Waitrose outdoor pig adverts banned

A Waitrose advertising campaign, claiming all of the retailer’s pork and bacon came from outdoor bred pigs, was misleading, the Advertising Standards Authority has ruled.



The adverts did not clarify that, although born outdoors, pigs were then reared indoors.


Television adverts showed, chefs, Heston Blumenthal and Delia Smith, with pigs that wandered outdoors in a field while a farmer fed them.


Mr Blumenthal said in the TV clip: “Waitrose essential pork comes from pigs that are outdoor bred.”


Adverts in the press campaign included text stating, “all essential Waitrose pork and bacon comes from British outdoor-bred pigs”.


The ASA received five complaints which challenged whether the adverts misleadingly implied Waitrose’s pork came from pigs that spent the duration of their lives outdoors.


Waitrose argued that “outdoor bred” had a recognised meaning and that insisted it had not misled the public.

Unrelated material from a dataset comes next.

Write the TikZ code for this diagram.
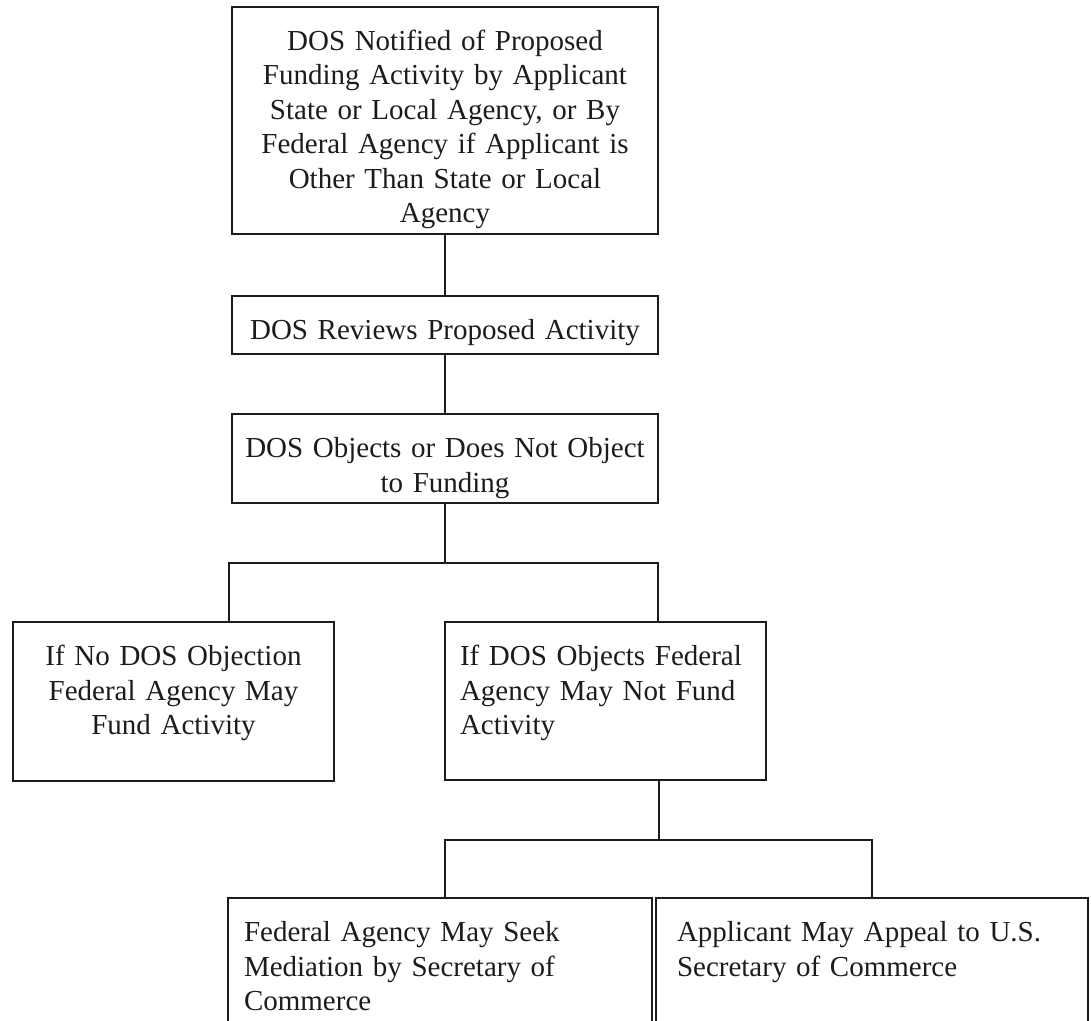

“It said the public understood that pigs were born in fields, where they were kept until weaning, and then they were moved indoors, into light and airy sheds with straw.”


But, while the ASA acknowledged the phrase was a term that might be commonly understood in the pig farming industry, it said that the average viewer was unlikely to be aware of its particular meaning.


An ASA spokesman said: “We considered that as the adverts showed pigs outdoors, viewers were likely to understand outdoor bred to mean the pigs spent the duration of their lives outdoors.


“Because that was not the case, we concluded that the ads were misleading.”


The adverts have been banned in their current form. The retailer has been told to ensure future marketing communications were not misleading.